India stands at the center of a digital paradox. Home to over 1.4 billion people, it boasts some of the world’s lowest data prices — yet roughly 47% of its population remains without reliable, high-speed broadband.
At the heart of this challenge lies the last mile problem: while large telecom providers successfully deliver backbone connectivity to cities and metros, they struggle to extend that reach into the thousands of small towns and villages where real demand is surging.
Dabba Network was built to solve this problem — not by competing with local operators, but by partnering with them. By supercharging Local Cable Operators (LCOs) with capital, technology, and on-chain rails, Dabba is creating a connectivity model that big telcos can’t match.
Understanding the Systemic Limitations of Big Telcos
Why can’t multi-billion-dollar telecom giants finish the job? The reasons are structural, economic, and deeply embedded in how they operate.
Economics of Scale vs. Economics of Density
Large telcos design networks to serve densely populated cities where the Average Revenue Per User (ARPU) justifies expensive infrastructure.
In sparsely populated regions, low ARPU makes rollouts financially unattractive — leaving these areas underserved.
High CapEx and Long Payback Periods
Building fiber networks from scratch or mobile towers costs millions per region, with a payback horizon often exceeding 5–7 years in rural zones. For large corporations focused on shareholder returns, these investments rarely make the cut.
Regulatory and Bureaucratic Bottlenecks
Deployments in small towns and villages face delays from permissions, right-of-way disputes, and local regulatory challenges. Big telcos, often headquartered in metros, lack the local trust to navigate these barriers quickly.
One-size-fits-all Business Models
Big telcos rely on standardized packages and national campaigns, often missing the local nuances and unique demands of small businesses, schools, and households in semi-urban and rural areas.
Data perspective:
- 40 million broadband connections in India.
- Less than 10% serve rural and semi-urban areas.
- India must add 10 million new connections every year to meet the government’s 100 million broadband target by 2030.
Local Cable Operators (LCOs): The Untapped Heroes
India has over 150,000 LCOs — small, locally-run businesses that already deliver TV and, in some areas, internet.
They have:
- Deep local relationships.
- Physical presence in places large telcos find hard to reach.
- A better understanding of local needs.
But scaling is hard:
- Limited access to capital for network upgrades.
- Lack of digital tools to manage connections and monitor usage.
- No brand recognition beyond local circles.
- Struggle to integrate modern payment and reward systems.
Dabba: Making Local Connectivity Unstoppable
We don’t replace LCOs — we empower them.
How?
Capital Support
Anyone worldwide can buy a Dabba hotspot. Instead of sitting idle, each device is deployed by an LCO directly to a paying customer.

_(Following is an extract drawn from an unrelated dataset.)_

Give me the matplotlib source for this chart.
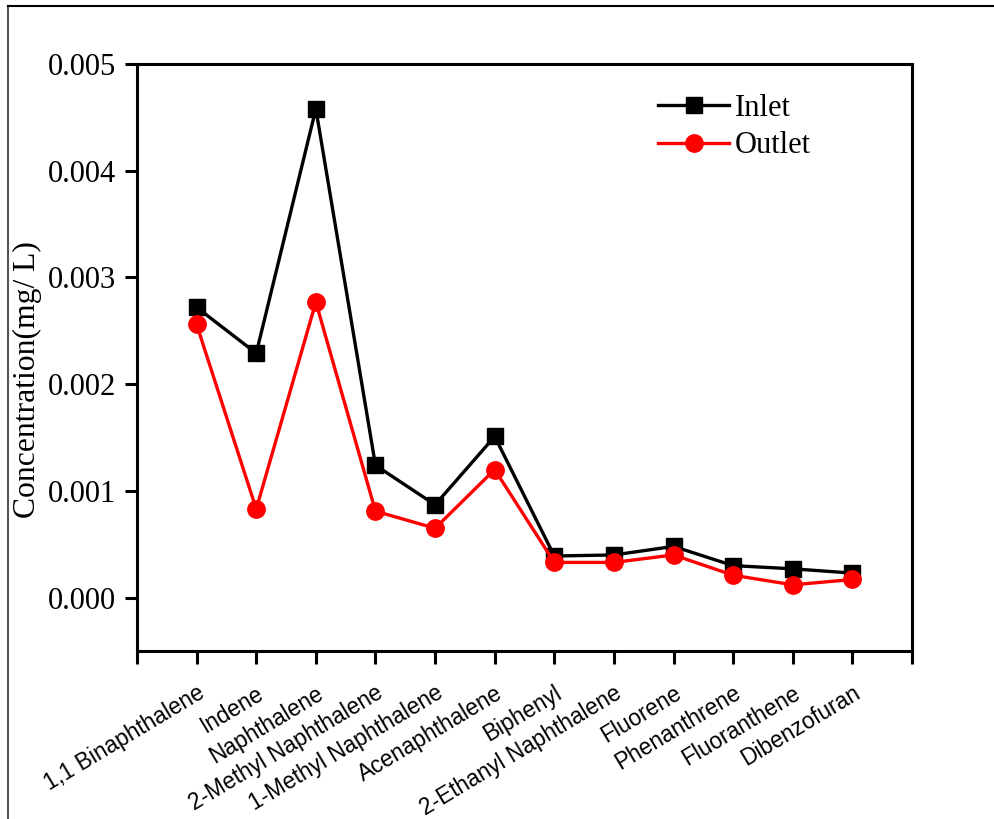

Result: faster rollouts without debt for LCOs.
Technical Enablement
Through the Dabba Network Explorer, LCOs can monitor device health, track usage, and receive automated payouts on-chain.
Demand Generation & Marketing
Dabba handles brand-building, partnerships (like Bonk.live), and campaigns to bring more paying users into the network.
Proof that it works:
- 5,800+ hotspots deployed across semi-urban and rural India.
- 150,000+ unique connected devices.
- Over 13,000+ TB of data consumed — and the network is still on testnet.
Why Dabba’s DePIN Model Wins for Hyperlocal Last-Mile Connectivity
Dabba’s DePIN (Decentralized Physical Infrastructure Network) model flips the traditional model:
- Demand-driven deployments: devices go where people actually want them.
- Shared ownership: anyone can help fund infrastructure.
- Local incentives: LCOs and hotspot owners share revenue, ensuring sustainability.
- On-chain transparency: everyone sees what’s deployed, what’s earned, and what’s consumed.
Beyond Big Telcos – A New Era for Connectivity
Big Telcos are essential for national backbones and high-capacity data centers. But the last mile — the real test of inclusivity — needs a different model.
Dabba’s approach:
- Local actors with local trust.
- Decentralized funding and shared rewards.
- Technology that makes scaling possible, even in places where ARPU is low.
By partnering instead of competing, Dabba is turning LCOs into unstoppable agents of digital inclusion.
“Where legacy telecoms can’t go, Dabba makes local connectivity unstoppable.”